In fact, Parker launched his own set of commercials attacking Brown. In one, an announcer asks, "Who can Alabama conservatives trust? She removed the Ten Commandments and insulted us with her politically correct, ACLU-approved display."

The justices of the Alabama's Supreme Court have paralleled a larger switch in the South from a Democrat-dominated region to a Republican-dominated one. In 1993, the court was composed entirely of Democrats, but now has only one Democratic justice.

In addition to simply following larger trends, Parker sees the court's switch as an outcry from the people against large jury awards approved by plaintiff-lawyer-backed Democratic justices.

"We had Democrat-backed plaintiff lawyers causing excessive jury awards and the community said 'enough,'" Parker said.

Because Alabama is one of nine states that hold partisan elections for Supreme Court seats, Parker said its elections are often highly funded battles between business-backed Republicans and plaintiff lawyer-backed Democrats.

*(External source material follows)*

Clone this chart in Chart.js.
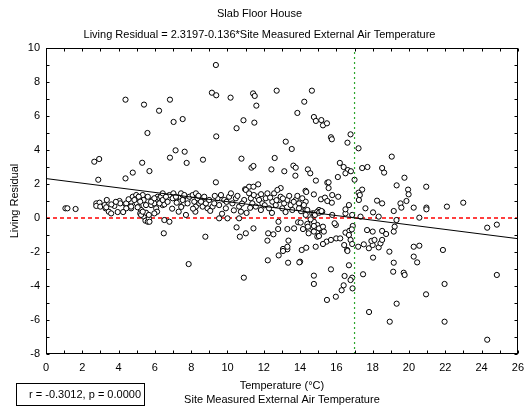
<!DOCTYPE html>
<html lang="en">
<head>
  <meta charset="UTF-8">
  <title>Slab Floor House</title>
  <script src="https://cdn.jsdelivr.net/npm/chart.js"></script>
  <style>
    body {
      margin: 0;
      background: #fff;
    }
  </style>
</head>
<body>
  <canvas id="residualChart" width="531" height="411"></canvas>

  <script>
    // Regression of living residual on site air temperature
    const intercept = 2.3197;
    const slope = -0.136;
    const statsText = 'r = -0.3012, p = 0.0000';
    const setPoint = 17; // vertical marker (°C)

    // [temperature, residual] pairs
    const upperPoints = [
      [2.66,3.31],[2.93,3.47],[2.88,2.25],[4.38,6.96],[4.38,2.33],[4.78,2.67],[5.30,3.25],[5.40,6.67],
      [5.59,5.00],[5.70,2.76],[6.23,6.31],[6.83,6.96],[6.83,3.55],[7.03,5.65],[7.14,3.98],[7.53,5.82],
      [7.64,3.90],[7.75,3.24],[9.36,9.00],[9.14,7.37],[9.38,7.22],[10.17,7.08],[11.41,7.33],[11.50,7.18],
      [11.59,6.61],[12.71,7.49],[14.65,7.49],[14.23,6.84],[13.85,6.18],[14.76,5.94],[14.87,5.71],[15.17,5.76],
      [15.26,5.45],[15.48,5.57],[10.88,5.75],[10.50,5.28],[11.48,5.61],[9.38,4.80],[13.21,4.49],[13.54,4.06],
      [8.65,3.43],[10.77,3.49],[12.60,3.53],[11.32,2.96],[11.43,3.06],[12.42,2.86],[13.13,2.75],[13.63,3.08],
      [13.76,2.96],[13.74,2.49],[14.43,2.86],[14.56,2.63],[14.87,2.20],[15.50,2.08],[9.36,2.10],[10.97,1.69],
      [11.19,1.84],[11.43,1.84],[11.69,1.98],[12.93,1.76],[15.70,4.75],[15.75,4.63],[16.78,4.92],[16.61,4.43],
      [17.22,4.10],[19.05,3.61],[16.19,3.24],[16.40,3.00],[16.63,2.82],[16.50,2.63],[16.80,2.75],[16.08,2.41],
      [17.00,2.25],[17.42,2.94],[17.71,3.00],[18.52,2.94],[18.63,2.67],[19.75,2.37],[19.32,1.92],[20.95,1.84],
      [15.57,2.10],[15.57,1.76],[17.42,1.67],[19.95,1.67],[14.30,1.60]
    ];

    const bandPoints = [
      [1.07,0.57],[1.18,0.57],[1.63,0.53],[2.77,0.86],[2.95,0.90],[2.77,0.71],[2.99,0.67],[3.35,1.06],
      [3.28,0.57],[3.46,0.37],[3.59,0.27],[3.23,0.76],[3.77,0.71],[3.95,0.35],[4.05,1.00],[4.09,0.86],
      [4.38,0.82],[4.69,0.96],[4.69,0.57],[4.78,1.25],[4.97,1.35],[4.93,1.10],[5.00,0.86],[5.11,0.67],
      [5.24,0.47],[5.19,0.27],[5.38,0.08],[5.48,-0.16],[5.61,-0.22],[5.67,-0.02],[5.51,0.31],[5.67,0.18],
      [5.33,1.35],[5.38,1.06],[5.51,0.76],[5.61,1.25],[5.79,0.76],[5.88,1.06],[5.97,0.86],[6.07,0.57],
      [6.12,0.37],[5.97,0.27],[6.15,1.25],[6.25,1.16],[6.34,0.96],[6.43,0.76],[6.52,0.80],[6.52,-0.12],
      [6.80,-0.22],[6.49,-0.90],[3.32,0.63],[4.42,0.86],[4.42,0.57],[4.69,0.67],[4.87,1.06],[5.05,0.63],
      [5.11,1.25],[5.19,0.96],[5.24,0.18],[5.33,0.37],[5.70,-0.22],[5.79,0.96],[5.97,1.16],[6.25,0.86],
      [6.34,1.25],[6.43,1.06],[6.80,1.35],[7.02,1.45],[7.16,1.16],[7.31,0.37],[7.35,0.96],[7.53,1.35],
      [7.62,0.86],[7.71,0.18],[7.80,1.06],[7.90,1.25],[8.08,1.35],[8.17,0.96],[8.26,0.67],[8.23,0.37],
      [8.45,0.86],[8.54,1.16],[8.63,0.67],[8.78,-1.10],[8.81,0.96],[8.90,0.57],[6.43,1.45],[6.61,1.25],
      [6.98,1.16],[7.16,1.25],[7.44,1.45],[7.62,1.35],[7.53,1.06],[7.80,0.86],[8.26,1.45],[8.35,1.16],
      [8.54,0.96],[8.72,1.25],[8.81,0.86],[8.99,1.06],[9.18,0.67],[9.27,0.86],[9.45,1.16],[9.54,0.76],
      [9.64,1.35],[9.82,1.06],[9.91,0.57],[10.09,1.25],[10.19,1.45],[10.27,0.86],[10.46,1.16],[10.64,0.67],
      [10.74,0.37],[10.92,1.06],[11.01,1.65],[11.19,1.45],[11.29,1.16],[11.37,0.86],[11.56,0.67],[11.65,1.25],
      [11.74,1.06],[11.84,0.47],[11.92,0.86],[12.11,1.16],[12.20,1.45],[12.29,0.57],[12.47,0.96],[12.57,1.45],
      [12.66,0.76],[12.75,1.65],[12.84,1.06],[12.93,1.25],[13.02,0.57],[13.12,0.86],[13.30,1.06],[13.48,0.76],
      [13.57,0.47],[13.76,1.06],[14.12,0.67],[14.31,0.96],[14.40,0.47],[14.67,0.27],[15.04,0.47],[15.22,0.37],
      [14.76,1.39],[15.15,1.10],[14.76,0.27],[14.95,0.37],[15.77,0.18],[16.50,0.27],[16.87,0.18],[17.33,0.08],
      [9.05,0.42],[9.30,1.30],[9.70,0.25],[9.95,0.95],[10.35,0.45],[10.55,1.30],[10.80,0.85],[11.05,0.30],
      [11.25,0.60],[11.45,1.35],[11.85,1.40],[12.05,0.75],[12.35,1.20],[12.45,0.30],[12.70,1.05],[13.05,1.15],
      [13.20,0.35],[13.40,1.30],[13.65,0.95],[13.85,1.30],[14.05,0.40],[8.40,1.30],[8.10,0.55],[7.45,0.65],
      [7.20,0.90],[6.95,0.55],[6.70,0.95],[4.55,1.10],[4.25,0.35],[3.85,0.95],[3.60,0.80],
      [14.34,1.53],[14.12,1.16],[13.94,0.86],[14.21,0.76],[13.94,0.57],[15.37,1.20],[15.77,1.35],[16.10,1.25],
      [15.75,0.90],[15.50,1.00],[16.69,0.76],[16.50,0.51],[17.22,1.49],[17.29,1.35],[17.24,1.06],[18.24,1.02],
      [18.52,0.86],[17.60,0.57],[18.02,0.33],[18.33,0.08],[19.16,0.41],[19.53,0.86],[19.58,0.61],[19.86,1.00],
      [19.98,1.39],[20.26,0.61],[20.96,0.61],[20.96,0.51],[22.09,0.67],[22.99,0.90],[20.57,0.02],[19.31,-0.12],
      [24.31,-0.57],[24.84,-0.39],[14.82,0.18],[14.31,0.18],[15.04,0.31],[15.18,0.41]
    ];

    const lowerPoints = [
      [9.54,-0.02],[10.00,-0.02],[10.64,-0.02],[10.50,-0.55],[11.01,-0.90],[10.68,-1.10],[11.43,-0.61],[12.24,-0.90],
      [12.53,-0.96],[12.20,-1.33],[12.79,-0.65],[13.30,-0.65],[13.67,-0.61],[13.89,-0.25],[14.40,-0.35],[14.49,-0.75],
      [14.95,-0.41],[15.22,-0.71],[14.86,-1.69],[13.30,-1.84],[13.06,-1.82],[12.81,-0.22],[13.36,-1.33],[13.30,-1.69],
      [14.76,-0.22],[14.86,-0.61],[14.95,-0.80],[15.13,-0.67],[14.95,-1.10],[15.46,-1.39],
      [14.03,-0.27],[14.16,-0.65],[14.43,-0.51],[14.58,-0.08],[14.76,-0.47],[14.76,-0.80],[15.04,-0.61],[15.26,-0.51],
      [15.04,-1.06],[15.31,-0.80],[14.47,-0.90],[15.26,-1.53],[15.70,-1.29],[15.99,-1.20],[16.21,-1.20],[15.97,-0.41],
      [15.90,-0.31],[16.50,-0.86],[16.72,-0.75],[16.90,-0.47],[16.85,-0.67],[16.69,-1.00],[16.43,-1.59],[16.59,-1.88],
      [16.78,-1.29],[16.87,-1.53],[17.20,-1.69],[17.51,-1.55],[17.69,-0.71],[18.00,-0.80],[17.79,-1.78],[18.00,-1.59],
      [18.02,-2.33],[17.93,-1.35],[18.10,-1.29],[18.33,-1.73],[18.43,-1.49],[18.52,-0.76],[18.74,-0.94],[18.52,-1.29],
      [19.21,-0.51],[19.16,-0.80],[18.92,-1.98],[19.16,-2.63],[19.13,-3.16],[19.71,-3.22],[19.76,-3.35],[20.26,-1.69],
      [20.57,-1.63],[20.26,-2.27],[20.45,-2.61],[21.87,-1.88],[14.09,-1.88],[14.34,-1.75],[14.00,-2.57],[15.70,-3.02],
      [16.69,-2.78],[16.45,-3.41],[16.87,-3.51],[14.76,-3.39],[17.47,-3.31],[24.84,-3.35],[7.86,-2.71],[10.90,-3.51],
      [12.22,-2.49],[12.82,-2.20],[13.06,-1.94],[13.34,-2.63],[13.96,-2.61],[14.76,-3.88],[15.48,-4.82],[15.97,-4.63],
      [16.29,-4.25],[16.40,-3.96],[16.78,-3.65],[16.89,-4.14],[16.61,-1.94],[17.80,-5.53],[18.94,-6.10],[19.32,-5.04],
      [20.94,-4.49],[21.96,-3.88],[21.96,-6.10],[24.31,-7.16]
    ];

    const xRange = [0, 26];
    const yRange = [-8, 10];
    const fontFamily = 'Arial, "Liberation Sans", sans-serif';

    const toXY = p => ({ x: p[0], y: p[1] });
    const allPoints = upperPoints.concat(bandPoints, lowerPoints).map(toXY);

    // frame plus inward tick marks on all four sides, every unit
    const frameTicks = {
      id: 'frameTicks',
      afterDatasetsDraw(chart) {
        const { ctx, chartArea: a, scales: { x, y } } = chart;
        const L = Math.round(a.left) + 0.5, R = Math.round(a.right) - 0.5;
        const T = Math.round(a.top) + 0.5, B = Math.round(a.bottom) - 0.5;
        ctx.save();
        ctx.strokeStyle = '#000';
        ctx.lineWidth = 1;
        ctx.beginPath();
        for (let t = xRange[0]; t <= xRange[1]; t++) {
          const px = Math.round(x.getPixelForValue(t)) + 0.5;
          ctx.moveTo(px, B); ctx.lineTo(px, B - 3);
          ctx.moveTo(px, T); ctx.lineTo(px, T + 3);
        }
        for (let v = yRange[0]; v <= yRange[1]; v++) {
          const py = Math.round(y.getPixelForValue(v)) + 0.5;
          ctx.moveTo(L, py); ctx.lineTo(L + 3, py);
          ctx.moveTo(R, py); ctx.lineTo(R - 3, py);
        }
        ctx.stroke();
        ctx.strokeRect(L, T, R - L, B - T);
        ctx.restore();
      },
      afterDraw(chart) {
        const ctx = chart.ctx;
        ctx.save();
        ctx.strokeStyle = '#000';
        ctx.lineWidth = 1;
        ctx.strokeRect(16.5, 383.5, 128, 22);
        ctx.fillStyle = '#000';
        ctx.font = '11px ' + fontFamily;
        ctx.textAlign = 'right';
        ctx.textBaseline = 'middle';
        ctx.fillText(statsText, 141, 395);
        ctx.restore();
      }
    };

    const ctx = document.getElementById('residualChart').getContext('2d');

    new Chart(ctx, {
      type: 'scatter',
      data: {
        datasets: [
          {
            label: 'Fit',
            data: [
              { x: xRange[0], y: intercept + slope * xRange[0] },
              { x: xRange[1], y: intercept + slope * xRange[1] }
            ],
            showLine: true,
            borderColor: '#000',
            borderWidth: 1,
            pointRadius: 0,
            order: 0
          },
          {
            label: 'Marker',
            data: [{ x: setPoint, y: yRange[0] }, { x: setPoint, y: yRange[1] }],
            showLine: true,
            borderColor: '#2ca82c',
            borderWidth: 1.2,
            borderDash: [2, 3],
            pointRadius: 0,
            order: 0.5
          },
          {
            label: 'Living Residual',
            data: allPoints,
            pointRadius: 2.6,
            borderWidth: 1,
            borderColor: '#000',
            backgroundColor: '#fff',
            order: 1
          },
          {
            label: 'Zero',
            data: [{ x: xRange[0], y: 0 }, { x: xRange[1], y: 0 }],
            showLine: true,
            borderColor: '#ff0000',
            borderWidth: 1.5,
            borderDash: [4, 3],
            pointRadius: 0,
            order: 2
          }
        ]
      },
      options: {
        responsive: false,
        animation: false,
        devicePixelRatio: 1,
        layout: { padding: { left: 0, right: 12, top: 0, bottom: 0 } },
        plugins: {
          legend: { display: false },
          tooltip: { enabled: false },
          title: {
            display: true,
            text: 'Slab Floor House',
            color: '#000',
            font: { family: fontFamily, size: 11, weight: 'normal' },
            padding: { top: 7, bottom: 4 }
          },
          subtitle: {
            display: true,
            text: 'Living Residual = 2.3197-0.136*Site Measured External Air Temperature',
            color: '#000',
            font: { family: fontFamily, size: 11 },
            padding: { top: 4, bottom: 6.6 }
          }
        },
        scales: {
          x: {
            type: 'linear',
            min: xRange[0],
            max: xRange[1],
            grid: { display: false, drawTicks: false },
            border: { display: false },
            ticks: { stepSize: 2, color: '#000', padding: 7, font: { family: fontFamily, size: 11 } },
            title: {
              display: true,
              text: ['Temperature (°C)', 'Site Measured External Air Temperature'],
              color: '#000',
              font: { family: fontFamily, size: 11, lineHeight: 1.27 },
              padding: { top: 0, bottom: 4 }
            },
            afterFit(scale) { scale.height = 57; }
          },
          y: {
            min: yRange[0],
            max: yRange[1],
            grid: { display: false, drawTicks: false },
            border: { display: false },
            ticks: { stepSize: 2, color: '#000', padding: 6, font: { family: fontFamily, size: 11 } },
            title: {
              display: true,
              text: 'Living Residual',
              color: '#000',
              font: { family: fontFamily, size: 11 },
              padding: { top: 8, bottom: 0 }
            },
            afterFit(scale) { scale.width = 46; }
          }
        }
      },
      plugins: [frameTicks]
    });
  </script>
</body>
</html>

In the past decade, Alabama Supreme Court candidates have managed to raise $33.7 million.

Parker arrived on a turbulent campus in 1969. The Kent State shooting shut down Dartmouth, and during his years here, student government had abolished itself in protest. Despite these distractions, Parker graduated in 1973 as a history major with a focus on Latin America. He attended the Vanderbilt University law program and spent a year studying at the Sao Paulo School of Law on a graduate fellowship.

Parker spent his next four years in the attorney general's office prosecuting utility regulation cases. He then established the law firm of Parker and Cotouc, where he worked for 13 years. During that time, he fought for school prayer in the Wallace v. Jaffree case, but ultimately lost when the Supreme Court decided that Alabama law -- which required a moment of "silent meditation or voluntary prayer" at the start of each day -- was unconstitutional. He then returned to the Alabama attorney general's office doing general appeal and capital litigation.

Parker is only one of three Supreme Court candidates who are running at least partially based on their support for Moore.